Though it won’t involve the transfer portal, a momentous summer still awaits. After three years, Jones said he’s set to earn a bachelor’s degree in professional sales with a minor in sports coaching education.

“I take care of myself outside of the court. I do what the coaches ask me,” Jones said after his team’s semifinal loss in the Big Sky tournament. “I don’t be out doing nothing crazy.”

Jones said he’s also eyeing the NBA Draft to line up underclassmen workouts, which will allow him to get feedback from scouts and keep his college eligibility. The hope is that will reveal additional help like the kinds of high-level direction he got last summer at Damian Lillard’s first Formula Zero camp.

Barring the type of evaluation that would take returning to Weber State off the table, which Jones doesn’t expect to get yet, he’ll bring those things back to Ogden. He’ll add to his career totals — he’s now fifth all-time at WSU in rebounds (833), fifth in steals (147) and 22nd in points (1,138) — and try to get WSU back to the top of the Big Sky for the first time since 2016.
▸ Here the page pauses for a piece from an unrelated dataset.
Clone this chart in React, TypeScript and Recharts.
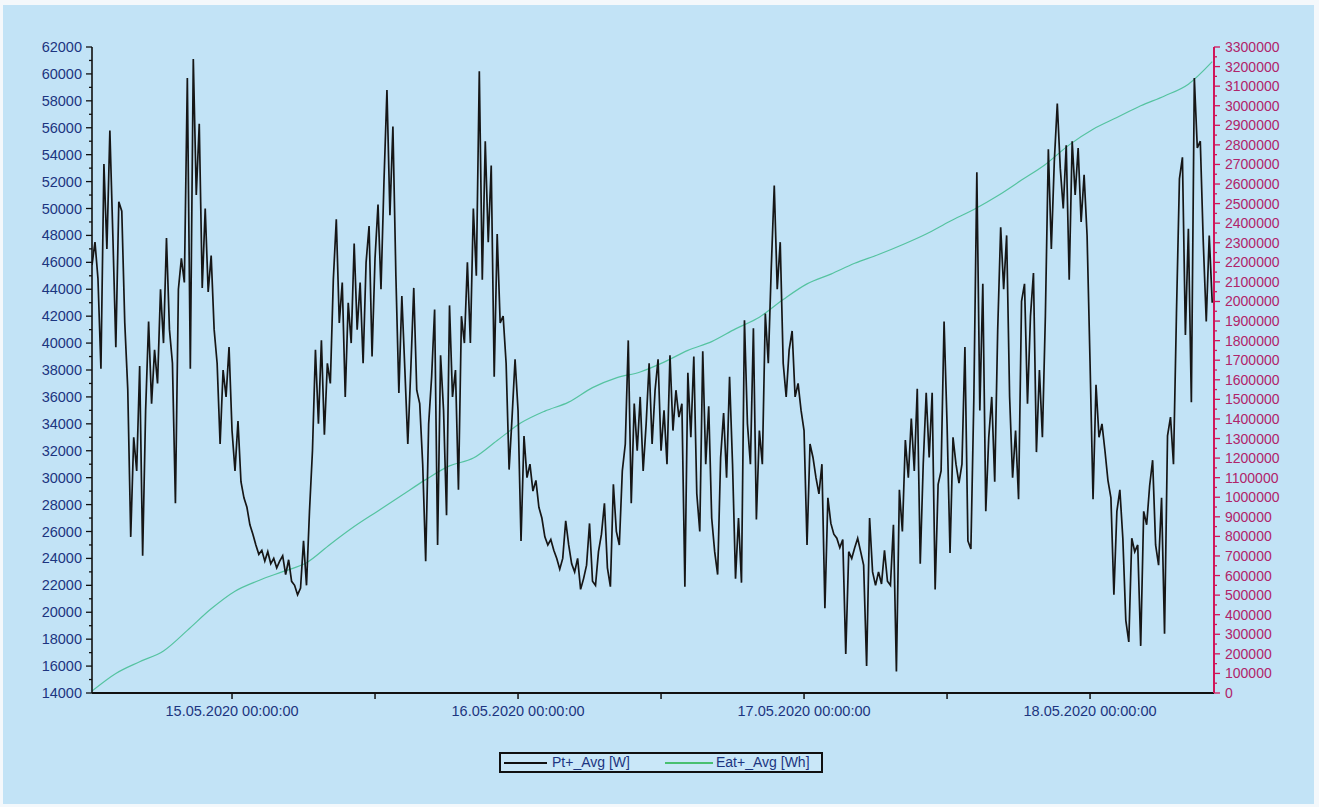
import React from 'react';
import { LineChart, Line, XAxis, YAxis } from 'recharts';

// time axis: hours counted from 14.05.2020 00:00, one sample every 15 minutes
const START_HOUR = 12.25;
const STEP_HOURS = 0.25;

// Pt+_Avg [W] in six slices
const powerPart1 = [
  45800, 47500, 44800, 38100, 53300, 47000, 55800, 48000, 39700, 50500,
  49800, 41500, 36600, 25600, 33000, 30500, 38300, 24200, 35000, 41600,
  35500, 39500, 37000, 44000, 40000, 47800, 41000, 38500, 28100, 44000,
  46300, 44500, 59700, 38100, 61100, 51000, 56300, 44100, 50000, 43800,
  46500, 41000, 38500, 32500, 38000, 36000, 39700, 33500, 30500, 34200,
  29700, 28500, 27800, 26500, 25800, 25000, 24300, 24600, 23800, 24500,
  23600, 24000, 23300,
];
const powerPart2 = [
  23800, 24200, 22800, 23900, 22300, 22000, 21300, 21800, 25300, 22000,
  27500, 32000, 39500, 34000, 40200, 33200, 38500, 37000, 44700, 49200,
  41500, 44500, 36000, 43000, 40000, 47400, 41000, 44500, 38500, 46000,
  48700, 39000, 46300, 50300, 44000, 52000, 58800, 49500, 56100, 45000,
  36300, 43500, 38100, 32500, 38000, 44100, 36500, 35500, 31000, 23800,
  34000, 37500, 42500, 25000, 39100, 35000, 27200, 42800, 36000, 38000,
  29100, 42000, 40000, 46000,
];
const powerPart3 = [
  40000, 50000, 45000, 60200, 44700, 55000, 47500, 53200, 37500, 48100,
  41500, 42000, 38500, 30600, 34500, 38800, 35000, 25300, 33100, 30000,
  31000, 29000, 29800, 27800, 27000, 25600, 25000, 25400, 24600, 24000,
  23200, 24000, 26800, 25000, 23600, 23000, 24000, 21700, 22500, 23500,
  26600, 22300, 22000, 24500, 25800, 28100, 23300, 21900, 29500, 26000,
  25000, 30500, 32500, 40200, 28100, 35500, 32000, 36000, 30500, 34000,
  38500, 32500, 36500,
];
const powerPart4 = [
  38800, 32000, 35000, 31000, 39100, 33500, 36500, 34500, 35500, 21900,
  37800, 33000, 39000, 28800, 26000, 39400, 31000, 35300, 27000, 24500,
  22800, 31500, 34800, 30000, 37500, 31000, 22500, 27000, 22200, 41700,
  34000, 31000, 41100, 26900, 33500, 31000, 42200, 38500, 45600, 51700,
  44000, 47500, 38500, 36000, 39500, 40900, 36000, 37000, 35000, 33500,
  25000, 32500, 31500, 30000, 28800, 31000, 20300, 28500, 26600, 25800,
  25500, 24800, 25400, 16900,
];
const powerPart5 = [
  24500, 24000, 24800, 25500, 24500, 23500, 16000, 27000, 23000, 22000,
  23000, 22100, 24600, 22300, 22000, 26500, 15600, 29100, 26000, 32800,
  30000, 34400, 30500, 36600, 23600, 31000, 36300, 31500, 36300, 21700,
  29500, 30500, 41600, 34000, 24400, 33000, 31000, 29600, 31000, 39700,
  25300, 24700, 36000, 52700, 35000, 44400, 27500, 33000, 36000, 29700,
  41000, 48600, 44000, 48000, 36000, 30000, 33500, 28400, 43100, 44400,
  35500, 42000, 45200, 31900,
];
const powerPart6 = [
  38000, 33000, 42000, 54400, 47000, 53500, 57800, 53000, 50000, 54700,
  44700, 55000, 51000, 54500, 49000, 52500, 48000, 38500, 28400, 36900,
  33000, 34000, 32000, 29800, 28500, 21300, 27500, 29100, 25500, 19400,
  17800, 25500, 24500, 25000, 17500, 27500, 26500, 29400, 31300, 25000,
  23500, 28500, 18400, 33100, 34500, 31000, 42200, 52200, 53800, 40600,
  48500, 35600, 59700, 54500, 55000, 47500, 41600, 48000, 43000,
];

// Eat+_Avg [Wh], one reading every 2 hours (every 8th sample)
const energyWh = [
  10000, 100000, 160000, 215000, 320000, 430000, 520000, 575000, 620000, 665000,
  760000, 850000, 930000, 1010000, 1090000, 1160000, 1200000, 1290000, 1380000, 1440000,
  1486000, 1560000, 1610000, 1640000, 1690000, 1750000, 1795000, 1860000, 1920000, 2010000,
  2090000, 2140000, 2195000, 2240000, 2290000, 2345000, 2410000, 2470000, 2540000, 2620000,
  2700000, 2800000, 2880000, 2940000, 3000000, 3050000, 3110000, 3225000,
];
const ENERGY_EVERY = 8;

const dayTicks = [24, 48, 72, 96];
const dayLabels = ['15.05.2020 00:00:00', '16.05.2020 00:00:00', '17.05.2020 00:00:00', '18.05.2020 00:00:00'];
const noonTicks = [36, 60, 84];

const powerLabels = [
  14000, 16000, 18000, 20000, 22000, 24000, 26000, 28000, 30000, 32000, 34000, 36000, 38000,
  40000, 42000, 44000, 46000, 48000, 50000, 52000, 54000, 56000, 58000, 60000, 62000,
];
const energyLabels = [
  0, 100000, 200000, 300000, 400000, 500000, 600000, 700000, 800000, 900000, 1000000,
  1100000, 1200000, 1300000, 1400000, 1500000, 1600000, 1700000, 1800000, 1900000, 2000000,
  2100000, 2200000, 2300000, 2400000, 2500000, 2600000, 2700000, 2800000, 2900000, 3000000,
  3100000, 3200000, 3300000,
];

const powerW = [...powerPart1, ...powerPart2, ...powerPart3, ...powerPart4, ...powerPart5, ...powerPart6];

const data = powerW.map((p, i) => ({
  t: START_HOUR + i * STEP_HOURS,
  power: p,
  energy: i % ENERGY_EVERY === 0 ? energyWh[i / ENERGY_EVERY] : null,
}));

// minor ticks half way between the labelled ones
const withMinors = (labels: number[]) => {
  const out: number[] = [];
  labels.forEach((v, i) => {
    out.push(v);
    if (i < labels.length - 1) out.push((v + labels[i + 1]) / 2);
  });
  return out;
};
const powerTicks = withMinors(powerLabels);
const energyTicks = withMinors(energyLabels);
const timeTicks = [...dayTicks, ...noonTicks].sort((a, b) => a - b);

const NAVY = '#1c3580';
const CRIMSON = '#d0165a';
const FONT = '"Liberation Sans", Arial, sans-serif';

const PowerTick = ({ x, y, payload }: any) => {
  const major = powerLabels.includes(payload.value);
  return (
    <g>
      <line x1={x - (major ? 6 : 3)} y1={y} x2={x} y2={y} stroke="#111" strokeWidth={1.3} />
      {major && (
        <text x={x - 10} y={y} dy={5} textAnchor="end" fill={NAVY} fontSize={14.5}>
          {payload.value}
        </text>
      )}
    </g>
  );
};

const EnergyTick = ({ x, y, payload }: any) => {
  const major = energyLabels.includes(payload.value);
  return (
    <g>
      <line x1={x} y1={y} x2={x + (major ? 6 : 3)} y2={y} stroke={CRIMSON} strokeWidth={1.3} />
      {major && (
        <text x={x + 11} y={y} dy={5} textAnchor="start" fill="#b0246a" fontSize={14}>
          {payload.value}
        </text>
      )}
    </g>
  );
};

const TimeTick = ({ x, y, payload }: any) => {
  const idx = dayTicks.indexOf(payload.value);
  return (
    <g>
      <line x1={x} y1={y} x2={x} y2={y + 6} stroke="#111" strokeWidth={1.5} />
      {idx >= 0 && (
        <text x={x} y={y + 23} textAnchor="middle" fill={NAVY} fontSize={14.5}>
          {dayLabels[idx]}
        </text>
      )}
    </g>
  );
};

const App: React.FC = () => {
  return (
    <div style={{ position: 'absolute', left: 0, top: 0, width: 1319, height: 807, background: '#f4f8fb', fontFamily: FONT }}>
      <div style={{ position: 'absolute', left: 3, top: 5, right: 5, bottom: 3, background: '#c2e3f6' }} />
      <div style={{ position: 'absolute', left: 0, top: 0 }}>
        <LineChart width={1319} height={807} data={data} margin={{ top: 47, right: 0, bottom: 84, left: 0 }}>
          <XAxis
            dataKey="t"
            type="number"
            domain={[12.25, 106.4]}
            allowDataOverflow
            ticks={timeTicks}
            interval={0}
            height={30}
            tickSize={0}
            tickMargin={0}
            tick={<TimeTick />}
            tickLine={false}
            axisLine={{ stroke: '#111', strokeWidth: 2 }}
          />
          <YAxis
            yAxisId="p"
            orientation="left"
            type="number"
            domain={[14000, 62000]}
            allowDataOverflow
            ticks={powerTicks}
            interval={0}
            width={92}
            tickSize={0}
            tickMargin={0}
            tick={<PowerTick />}
            tickLine={false}
            axisLine={{ stroke: '#111', strokeWidth: 1.6 }}
          />
          <YAxis
            yAxisId="e"
            orientation="right"
            type="number"
            domain={[0, 3300000]}
            allowDataOverflow
            ticks={energyTicks}
            interval={0}
            width={105}
            tickSize={0}
            tickMargin={0}
            tick={<EnergyTick />}
            tickLine={false}
            axisLine={{ stroke: CRIMSON, strokeWidth: 2 }}
          />
          <Line
            yAxisId="e"
            dataKey="energy"
            type="monotone"
            stroke="#55c3a0"
            strokeWidth={1.2}
            dot={false}
            connectNulls
            isAnimationActive={false}
          />
          <Line
            yAxisId="p"
            dataKey="power"
            type="linear"
            stroke="#161616"
            strokeWidth={1.7}
            dot={false}
            isAnimationActive={false}
          />
        </LineChart>
      </div>
      <div
        style={{
          position: 'absolute',
          left: 499,
          top: 752,
          width: 320,
          height: 17,
          border: '2px solid #111',
          background: '#c9e7f8',
          color: NAVY,
          fontSize: 14,
          lineHeight: '17px',
        }}
      >
        <div style={{ position: 'absolute', left: 3, top: 8, width: 43, height: 2, background: '#111' }} />
        <span style={{ position: 'absolute', left: 51, top: 0 }}>Pt+_Avg [W]</span>
        <div style={{ position: 'absolute', left: 164, top: 8, width: 48, height: 2, background: '#48c070' }} />
        <span style={{ position: 'absolute', left: 215, top: 0 }}>Eat+_Avg [Wh]</span>
      </div>
    </div>
  );
};

export default App;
“I think I did a good job this year but I know there are more steps to be taken, more to accomplish, so I’m ready,” Jones said. “Anybody who knows me knows that anything that’s happened isn’t a fluke or mistake. I’ve worked hard for it, I’ve been through a lot. I pride myself in staying with the process even if it didn’t seem like it was going to go like that to start.

“And it’s going to be exciting. I feel like the team is supportive of me and of each other. There’s no animosity about who is taking the shots or getting the ball. So that gives me confidence. … We’ve all got everyone’s best interest at heart. Everyone’s got each other’s back; nobody is looking over their shoulder wondering about it.”